Cadogan Place South Gardens
I was curious, then, to find the mulberry trees and to try to get a feeling for when they may have been planted. From the history of the garden it seemed that the earliest planting would have been by William Curtis in 1789, with a more likely date of 1807, as part of the new design by William Salisbury and, finally, a possibility that the mulberries were only added when the Botanic Garden was simplified in 1874. I was looking for trees, then, that would be between about 150 and 230 years old, given that they would have been planted as saplings and not seeds. It already seemed very unlikely that the tree(s) would have had anything to do with James 1st 17th century silk project, or indeed the short-lived 18th-century silk farm project in Chelsea Park, a mile away down the Kings Road.
As I walked through the main Sloane Street gate, a brass band was just starting to play under an awning on the south side, to my right. This was near to where I’d spotted the old mulberries in March. But before I even got there I saw, right in front of me, what was unmistakeably another mature black mulberry. I hadn’t been able to see it from the street in March as it was hidden behind bushes. Today it looked beautiful, surrounded by poppies, grasses and meadow flowers. At a guess, it could be over 100 years old – but not 230. Then, as I ducked under the curtain of leaves to take a photo, I saw yet another black mulberry a few metres away. This one looked only about 30 years old. So far, then, expecting to find two ancient black mulberries, I’d already found two more, albeit younger ones.
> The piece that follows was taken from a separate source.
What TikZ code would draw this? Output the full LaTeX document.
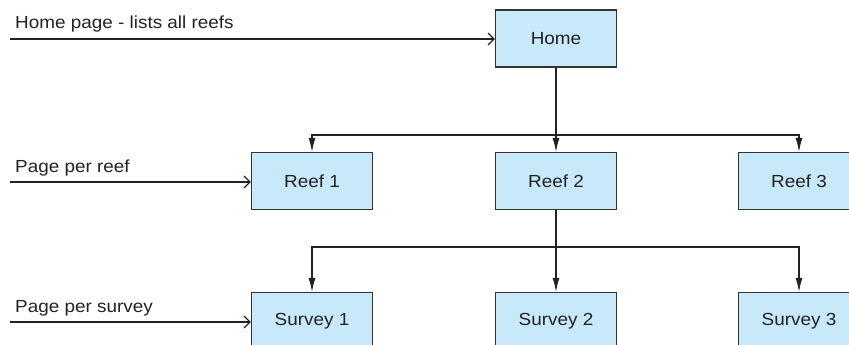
\documentclass[tikz,border=0pt]{standalone}
\usepackage{fontspec}
\setmainfont[FakeStretch=1.08]{Liberation Sans}
\usetikzlibrary{arrows.meta}
\definecolor{boxfill}{HTML}{C8E9F9}
\definecolor{boxline}{HTML}{333333}
\definecolor{ink}{HTML}{222222}
\begin{document}
\begin{tikzpicture}[x=1pt,y=-1pt,
  page/.style={draw=boxline,fill=boxfill,line width=1.2pt,minimum width=121pt,minimum height=57pt,inner sep=0pt,font=\fontsize{17.5}{19}\selectfont,text=ink},
  note/.style={anchor=base west,inner sep=0pt,font=\fontsize{17.5}{19}\selectfont,text=ink},
  link/.style={draw=ink,line width=1.2pt},
  down/.style={link,-{Latex[length=14pt,width=7pt]}},
  entry/.style={link,-{Straight Barb[length=6pt,width=12pt]}}]
\path[use as bounding box] (0,0) rectangle (849,345);
\begin{scope}
\clip (0,0) rectangle (849,345);
% pages of the site
\node[page] (home) at (556,38.5) {Home};
\node[page] (reef1) at (312,181) {Reef 1};
\node[page] (reef2) at (556,181) {Reef 2};
\node[page] (reef3) at (799,181) {Reef 3};
\node[page] (survey1) at (312,321) {Survey 1};
\node[page] (survey2) at (556,321) {Survey 2};
\node[page] (survey3) at (799,321) {Survey 3};
% branch points of the tree
\coordinate (busA) at (556,135);
\coordinate (busB) at (556,247);
\draw[link] (home.south) -- (busA);
\draw[down] (busA) -| (reef1.north);
\draw[down] (busA) -- (reef2.north);
\draw[down] (busA) -| (reef3.north);
\draw[link] (reef2.south) -- (busB);
\draw[down] (busB) -| (survey1.north);
\draw[down] (busB) -- (survey2.north);
\draw[down] (busB) -| (survey3.north);
% entry points with their captions
\coordinate (inHome) at (10,39);
\coordinate (inReef) at (10,182);
\coordinate (inSurvey) at (10,322);
\draw[entry] (inHome) -- (inHome -| home.west);
\draw[entry] (inReef) -- (inReef -| reef1.west);
\draw[entry] (inSurvey) -- (inSurvey -| survey1.west);
\node[note] (capHome) at (15,29) {Home page - lists all reefs};
\node[note] (capReef) at (15,172) {Page per reef};
\node[note] (capSurvey) at (15,312) {Page per survey};
\end{scope}
\end{tikzpicture}
\end{document}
When I’d skirted round the elegant ladies sipping Pimm’s by the awning and the brass band, which was now playing jazz, the reclining black mulberries I’d seen from the street were obvious, forming a huge, low-hanging mass of distinctive leaves at the south end of the lawn. The total circumference of the canopies was over 50 metres. There were, as I’d thought, two separate trees, each with the typical ‘Y’ branching of the trunk, about 1 metre above ground. This can mean that the tree was grown from a ‘truncheon’ (from the French tronçon) - in other words, a branch, about as thick as an arm, that will grow into a new tree when put into the ground. This was a common technique for planting mulberry trees and recommended by 17th century authorities like John Evelyn and Olivier de Serres.
Now leaning backwards at a steep angle, like an old couple sitting in deckchairs, the two trees have sent out massive branches, twisting down to the ground. They are so intertwined that it is hard to see which branch belongs to which tree. Having seen several Victorian mulberry trees by now, my guess is that these could have been planted when the garden was redesigned in 1874, but, from the map of the Botanic Garden, they could also easily be 70 years older.
Already elated at finding the two new trees near the meadow as I had come into the garden, I had now been rewarded with the close-up of the old trees I’d seen from the street. But there was more. Just as I was getting to grips with the internal organic architecture of the old trees, I came smack up against the very vertical trunk of yet another, young black mulberry, again about 20 years old.
So, having come to see two old trees, I had discovered that Cadogan Place South Garden has no fewer than five black mulberries. Thinking there might be others, I rounded off the morning by touring the rest of the gardens. But, no, that was the lot. And there aren’t any in the North (Repton) garden either.
The residents of Cadogan Place are very privileged to have such a perfect place for foraging. I hope they enjoy the fruit!